= American Freestyle Motocross Association =

American charitable organization

The American Freestyle Motocross Association (AFMXA) is a non-profit organization that represents the interests of America’s Freestyle Motocross industry, serving to formally organize the sport and support its continued growth and exposure.

The AFMXA was founded in early 2009 in memory of Jeremy Lusk, an American freestyle rider, X Games gold medalist and Metal mulisha team member who died after a crash during a competition in Costa Rica.

==Objectives==
The AFMXA is aimed to organize, protect, and develop the sport in a collective and collaborative manner by improving rider safety, preparation and education through programs and services that will assist athletes in improving their skills and experience in the sport.

A Safer Environment
The AFMXA is dedicated to increasing awareness of medical treatment, emergency response planning and training at events worldwide; encouraging neck braces for riders; reporting on standards for suitable weather conditions and proper ramp landings at events; ensuring trained on-site and on-call medical assistance; and preparing safety policies and emergency response plans. Supported by recreational riders, corporate partners and action sports companies around the globe, the AFMXA works to create a unified voice at all sanctioned and non-sanctioned freestyle motocross events, parks, facilities and demonstrations, calling for more education and better preparation in order to provide a safer environment for athletes.

Athlete Recognition
In addition to providing guidelines for safer practices, the AFMXA hosts an annual awards ceremony to recognize top athletes and companies for their accomplishments and influence on the sport.

==Membership==
Membership for the AFMXA is categorized into three levels; public, professional and corporate. Professional riders currently supported by the services provided by AFMXA include Brian “The General” Deegan, Blake "Bilko" Williams, Jeremy “Twitch” Stenberg, and Nate Adams.
Corporate supporters: Kendall Mowery, Denny Ray Creech Jr.

==Advisory board==
The AFMXA’s advisory board consists of prominent figures in the action sports and medical industries. Current board members include Metal Mulisha founder and the most decorated Freestyle Motocross rider in X Games history, Brian Deegan; CEO of La Jolla Group, Toby Bost; ESPN’s Lizz Leach; Transworld’s Marc Fiore; Ryan Hagy; Cameron Steele; Dr. Pete Katsyiannis; and Dr. Gus Gialamas. Metal Mulisha Rider Ronnie Faisst is the official spokesperson for the Association.

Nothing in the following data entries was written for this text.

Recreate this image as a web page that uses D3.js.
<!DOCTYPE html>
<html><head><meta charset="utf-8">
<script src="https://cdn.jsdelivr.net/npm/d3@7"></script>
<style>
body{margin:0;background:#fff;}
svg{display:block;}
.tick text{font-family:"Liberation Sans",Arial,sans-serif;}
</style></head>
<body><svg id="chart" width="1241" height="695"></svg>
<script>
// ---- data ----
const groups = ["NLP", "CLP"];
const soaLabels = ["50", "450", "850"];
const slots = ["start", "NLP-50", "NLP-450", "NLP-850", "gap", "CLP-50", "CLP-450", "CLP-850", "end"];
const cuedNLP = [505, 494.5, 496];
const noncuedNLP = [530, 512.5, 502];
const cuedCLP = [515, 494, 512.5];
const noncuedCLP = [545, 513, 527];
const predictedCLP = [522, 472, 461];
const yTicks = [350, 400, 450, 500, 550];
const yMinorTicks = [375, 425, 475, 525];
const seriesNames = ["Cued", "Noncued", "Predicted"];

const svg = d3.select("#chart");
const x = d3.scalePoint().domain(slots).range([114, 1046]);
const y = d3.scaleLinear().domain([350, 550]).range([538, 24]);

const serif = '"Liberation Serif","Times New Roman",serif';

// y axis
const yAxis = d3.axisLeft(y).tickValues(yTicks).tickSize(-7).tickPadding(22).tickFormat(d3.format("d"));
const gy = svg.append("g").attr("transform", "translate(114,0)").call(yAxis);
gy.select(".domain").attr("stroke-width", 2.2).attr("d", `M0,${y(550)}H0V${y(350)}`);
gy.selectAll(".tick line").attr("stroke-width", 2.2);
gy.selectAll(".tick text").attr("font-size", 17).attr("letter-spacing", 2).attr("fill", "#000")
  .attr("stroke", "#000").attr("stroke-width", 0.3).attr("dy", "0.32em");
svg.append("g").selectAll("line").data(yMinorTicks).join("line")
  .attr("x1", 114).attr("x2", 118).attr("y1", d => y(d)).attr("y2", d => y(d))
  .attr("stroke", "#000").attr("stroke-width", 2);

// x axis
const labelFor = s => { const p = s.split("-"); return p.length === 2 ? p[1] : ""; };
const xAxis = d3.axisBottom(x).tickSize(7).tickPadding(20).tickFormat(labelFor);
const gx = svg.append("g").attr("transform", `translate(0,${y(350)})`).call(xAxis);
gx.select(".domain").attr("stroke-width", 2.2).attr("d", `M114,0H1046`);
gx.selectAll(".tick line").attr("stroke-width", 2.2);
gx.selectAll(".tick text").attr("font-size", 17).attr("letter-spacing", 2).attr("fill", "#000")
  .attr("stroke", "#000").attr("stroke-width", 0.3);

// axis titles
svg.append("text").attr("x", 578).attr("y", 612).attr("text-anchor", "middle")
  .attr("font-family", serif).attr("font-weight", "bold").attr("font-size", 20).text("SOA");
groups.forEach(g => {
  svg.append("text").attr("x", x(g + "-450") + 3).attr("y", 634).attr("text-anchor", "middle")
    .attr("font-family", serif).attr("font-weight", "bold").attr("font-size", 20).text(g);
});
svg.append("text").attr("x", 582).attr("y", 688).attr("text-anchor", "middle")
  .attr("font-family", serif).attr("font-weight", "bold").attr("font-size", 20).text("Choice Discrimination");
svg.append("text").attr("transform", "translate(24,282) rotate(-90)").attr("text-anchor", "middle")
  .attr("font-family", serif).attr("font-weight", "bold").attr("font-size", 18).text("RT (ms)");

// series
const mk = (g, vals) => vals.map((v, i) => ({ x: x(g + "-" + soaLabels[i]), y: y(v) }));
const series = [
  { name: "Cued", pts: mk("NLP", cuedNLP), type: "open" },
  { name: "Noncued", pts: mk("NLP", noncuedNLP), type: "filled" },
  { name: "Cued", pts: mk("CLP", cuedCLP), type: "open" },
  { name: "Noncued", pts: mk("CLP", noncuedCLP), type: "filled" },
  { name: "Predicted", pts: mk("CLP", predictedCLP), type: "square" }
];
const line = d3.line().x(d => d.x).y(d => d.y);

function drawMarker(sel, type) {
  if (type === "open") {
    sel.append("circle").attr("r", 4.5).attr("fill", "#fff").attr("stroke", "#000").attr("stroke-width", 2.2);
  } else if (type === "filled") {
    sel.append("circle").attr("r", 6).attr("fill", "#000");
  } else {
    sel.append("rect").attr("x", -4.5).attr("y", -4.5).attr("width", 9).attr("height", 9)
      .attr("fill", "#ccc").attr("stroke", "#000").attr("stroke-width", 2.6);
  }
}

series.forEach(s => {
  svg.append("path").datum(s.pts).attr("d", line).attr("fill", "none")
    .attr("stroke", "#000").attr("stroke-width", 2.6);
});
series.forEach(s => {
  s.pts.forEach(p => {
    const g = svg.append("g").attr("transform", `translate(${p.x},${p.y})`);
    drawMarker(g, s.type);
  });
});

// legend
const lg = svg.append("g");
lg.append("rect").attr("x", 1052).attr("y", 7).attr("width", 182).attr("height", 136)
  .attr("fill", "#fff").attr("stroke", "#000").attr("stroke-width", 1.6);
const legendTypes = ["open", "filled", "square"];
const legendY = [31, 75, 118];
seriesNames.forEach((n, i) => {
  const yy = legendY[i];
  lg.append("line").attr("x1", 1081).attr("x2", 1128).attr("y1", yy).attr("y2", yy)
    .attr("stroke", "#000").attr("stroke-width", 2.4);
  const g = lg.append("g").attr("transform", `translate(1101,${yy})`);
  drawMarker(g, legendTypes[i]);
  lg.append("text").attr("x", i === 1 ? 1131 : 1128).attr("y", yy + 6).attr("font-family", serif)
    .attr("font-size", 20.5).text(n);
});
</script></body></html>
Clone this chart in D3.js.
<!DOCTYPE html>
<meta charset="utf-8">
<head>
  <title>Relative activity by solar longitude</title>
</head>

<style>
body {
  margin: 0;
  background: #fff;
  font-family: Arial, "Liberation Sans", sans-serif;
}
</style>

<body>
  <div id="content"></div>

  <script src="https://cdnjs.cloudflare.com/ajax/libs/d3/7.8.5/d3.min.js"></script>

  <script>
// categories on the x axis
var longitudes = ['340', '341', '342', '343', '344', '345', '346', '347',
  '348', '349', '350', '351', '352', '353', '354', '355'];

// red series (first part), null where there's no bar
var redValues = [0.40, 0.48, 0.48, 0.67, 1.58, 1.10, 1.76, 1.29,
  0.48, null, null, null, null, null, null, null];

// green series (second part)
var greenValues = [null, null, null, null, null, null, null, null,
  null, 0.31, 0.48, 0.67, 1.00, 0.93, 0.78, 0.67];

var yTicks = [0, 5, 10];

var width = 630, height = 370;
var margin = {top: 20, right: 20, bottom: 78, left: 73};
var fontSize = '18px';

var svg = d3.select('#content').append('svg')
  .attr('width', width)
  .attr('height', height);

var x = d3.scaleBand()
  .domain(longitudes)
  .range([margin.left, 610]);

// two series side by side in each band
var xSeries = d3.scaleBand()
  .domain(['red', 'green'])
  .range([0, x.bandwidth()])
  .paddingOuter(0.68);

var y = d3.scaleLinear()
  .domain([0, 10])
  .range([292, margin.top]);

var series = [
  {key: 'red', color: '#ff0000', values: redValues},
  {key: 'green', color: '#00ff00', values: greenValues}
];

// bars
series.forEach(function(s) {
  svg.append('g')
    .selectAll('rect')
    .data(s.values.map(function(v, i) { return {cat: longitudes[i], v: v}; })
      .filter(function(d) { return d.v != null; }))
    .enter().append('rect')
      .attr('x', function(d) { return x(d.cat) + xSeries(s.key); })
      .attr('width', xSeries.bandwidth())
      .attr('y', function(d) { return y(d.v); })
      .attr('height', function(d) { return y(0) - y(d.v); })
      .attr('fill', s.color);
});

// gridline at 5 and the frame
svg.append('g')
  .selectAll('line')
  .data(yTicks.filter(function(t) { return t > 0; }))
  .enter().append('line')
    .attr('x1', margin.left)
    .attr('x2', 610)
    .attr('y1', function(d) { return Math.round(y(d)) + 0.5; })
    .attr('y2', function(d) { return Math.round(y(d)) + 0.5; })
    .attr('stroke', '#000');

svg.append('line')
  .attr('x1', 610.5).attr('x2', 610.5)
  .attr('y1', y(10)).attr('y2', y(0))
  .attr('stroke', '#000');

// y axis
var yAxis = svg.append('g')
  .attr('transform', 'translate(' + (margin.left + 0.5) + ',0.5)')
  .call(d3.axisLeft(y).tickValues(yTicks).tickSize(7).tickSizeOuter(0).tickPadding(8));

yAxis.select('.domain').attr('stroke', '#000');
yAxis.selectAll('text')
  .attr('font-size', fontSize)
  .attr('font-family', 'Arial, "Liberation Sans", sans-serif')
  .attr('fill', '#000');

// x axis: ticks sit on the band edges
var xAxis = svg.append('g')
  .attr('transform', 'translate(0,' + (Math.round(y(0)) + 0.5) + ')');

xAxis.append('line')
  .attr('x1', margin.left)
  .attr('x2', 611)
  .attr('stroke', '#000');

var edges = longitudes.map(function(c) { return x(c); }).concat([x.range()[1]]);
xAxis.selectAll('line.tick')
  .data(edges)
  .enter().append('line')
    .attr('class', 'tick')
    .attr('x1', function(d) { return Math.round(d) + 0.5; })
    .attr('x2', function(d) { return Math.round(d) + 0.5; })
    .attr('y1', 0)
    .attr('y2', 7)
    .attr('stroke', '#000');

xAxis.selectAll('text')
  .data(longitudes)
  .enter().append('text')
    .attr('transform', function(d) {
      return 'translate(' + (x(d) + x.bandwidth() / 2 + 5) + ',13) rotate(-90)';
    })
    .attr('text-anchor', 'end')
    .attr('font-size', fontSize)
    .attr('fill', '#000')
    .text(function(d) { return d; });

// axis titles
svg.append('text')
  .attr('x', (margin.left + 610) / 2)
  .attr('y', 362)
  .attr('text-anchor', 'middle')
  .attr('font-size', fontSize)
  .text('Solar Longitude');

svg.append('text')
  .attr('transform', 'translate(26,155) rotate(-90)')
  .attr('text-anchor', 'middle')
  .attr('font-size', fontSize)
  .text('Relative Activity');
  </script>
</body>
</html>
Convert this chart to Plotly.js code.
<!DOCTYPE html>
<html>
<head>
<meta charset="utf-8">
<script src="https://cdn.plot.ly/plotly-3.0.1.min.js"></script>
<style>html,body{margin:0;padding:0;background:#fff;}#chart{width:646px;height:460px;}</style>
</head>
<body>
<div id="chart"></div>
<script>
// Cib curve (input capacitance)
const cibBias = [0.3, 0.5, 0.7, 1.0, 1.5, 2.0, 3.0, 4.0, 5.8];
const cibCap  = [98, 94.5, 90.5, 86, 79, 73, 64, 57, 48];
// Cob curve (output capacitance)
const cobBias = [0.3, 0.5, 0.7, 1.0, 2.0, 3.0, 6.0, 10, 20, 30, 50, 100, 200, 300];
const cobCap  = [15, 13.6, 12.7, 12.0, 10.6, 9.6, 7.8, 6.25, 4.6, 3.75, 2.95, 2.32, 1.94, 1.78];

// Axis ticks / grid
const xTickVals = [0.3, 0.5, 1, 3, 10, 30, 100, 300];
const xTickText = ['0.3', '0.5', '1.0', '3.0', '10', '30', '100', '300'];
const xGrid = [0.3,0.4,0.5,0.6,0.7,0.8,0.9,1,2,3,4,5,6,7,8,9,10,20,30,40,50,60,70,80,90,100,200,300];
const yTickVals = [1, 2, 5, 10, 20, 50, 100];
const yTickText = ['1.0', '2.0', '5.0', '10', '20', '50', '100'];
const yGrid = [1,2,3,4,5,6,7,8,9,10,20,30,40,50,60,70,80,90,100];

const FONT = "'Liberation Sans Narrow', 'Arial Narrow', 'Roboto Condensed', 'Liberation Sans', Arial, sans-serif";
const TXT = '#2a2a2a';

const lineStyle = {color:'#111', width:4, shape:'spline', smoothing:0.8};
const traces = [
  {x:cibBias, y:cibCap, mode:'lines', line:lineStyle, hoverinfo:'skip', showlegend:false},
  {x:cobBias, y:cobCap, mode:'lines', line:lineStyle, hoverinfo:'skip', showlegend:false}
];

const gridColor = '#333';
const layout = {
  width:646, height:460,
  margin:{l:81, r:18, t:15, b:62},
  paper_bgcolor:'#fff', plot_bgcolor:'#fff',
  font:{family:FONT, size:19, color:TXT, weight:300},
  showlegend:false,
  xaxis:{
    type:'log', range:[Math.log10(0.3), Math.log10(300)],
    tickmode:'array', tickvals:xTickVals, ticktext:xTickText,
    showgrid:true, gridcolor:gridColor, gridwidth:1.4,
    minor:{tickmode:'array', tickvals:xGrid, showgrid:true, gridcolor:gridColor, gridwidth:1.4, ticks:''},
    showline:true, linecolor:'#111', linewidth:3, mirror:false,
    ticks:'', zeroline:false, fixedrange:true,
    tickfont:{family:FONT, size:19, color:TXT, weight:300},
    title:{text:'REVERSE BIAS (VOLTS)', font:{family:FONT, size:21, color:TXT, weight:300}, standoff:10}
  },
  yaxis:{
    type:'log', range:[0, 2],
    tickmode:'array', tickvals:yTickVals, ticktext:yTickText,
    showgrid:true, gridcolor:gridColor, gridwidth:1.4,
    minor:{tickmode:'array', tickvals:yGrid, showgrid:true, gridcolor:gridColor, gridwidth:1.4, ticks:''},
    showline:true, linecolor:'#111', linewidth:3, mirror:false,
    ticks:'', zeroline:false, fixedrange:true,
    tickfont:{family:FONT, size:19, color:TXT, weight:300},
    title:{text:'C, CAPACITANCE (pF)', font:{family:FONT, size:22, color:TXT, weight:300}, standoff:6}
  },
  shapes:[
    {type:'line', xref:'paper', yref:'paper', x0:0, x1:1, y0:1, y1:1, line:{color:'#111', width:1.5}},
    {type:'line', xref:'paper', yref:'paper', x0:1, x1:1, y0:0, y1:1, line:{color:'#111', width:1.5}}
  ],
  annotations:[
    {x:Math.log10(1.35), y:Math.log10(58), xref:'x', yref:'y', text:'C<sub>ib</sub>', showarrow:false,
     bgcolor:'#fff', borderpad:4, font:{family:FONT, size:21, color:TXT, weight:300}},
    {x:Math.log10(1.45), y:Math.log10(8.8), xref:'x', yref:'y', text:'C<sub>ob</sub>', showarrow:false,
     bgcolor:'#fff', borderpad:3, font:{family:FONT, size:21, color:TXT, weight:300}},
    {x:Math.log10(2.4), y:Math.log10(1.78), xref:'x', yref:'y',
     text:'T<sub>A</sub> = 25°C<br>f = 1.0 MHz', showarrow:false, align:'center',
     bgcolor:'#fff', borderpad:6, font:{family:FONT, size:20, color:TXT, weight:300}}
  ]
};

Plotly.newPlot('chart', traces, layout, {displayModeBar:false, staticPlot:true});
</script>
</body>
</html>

==Lusk Legacy Foundation==
The Lusk Legacy Foundation ("LLF"), founded shortly after Jeremy Lusk’s death, has been named the official charitable organization for the AFMXA. The LLF is dedicated to improving overall safety in the sport at both the professional and recreational levels by protecting the livelihoods of the riders and their families in the event of severe injury and/or death, and provides them with legal, medical and financial consultation and representation.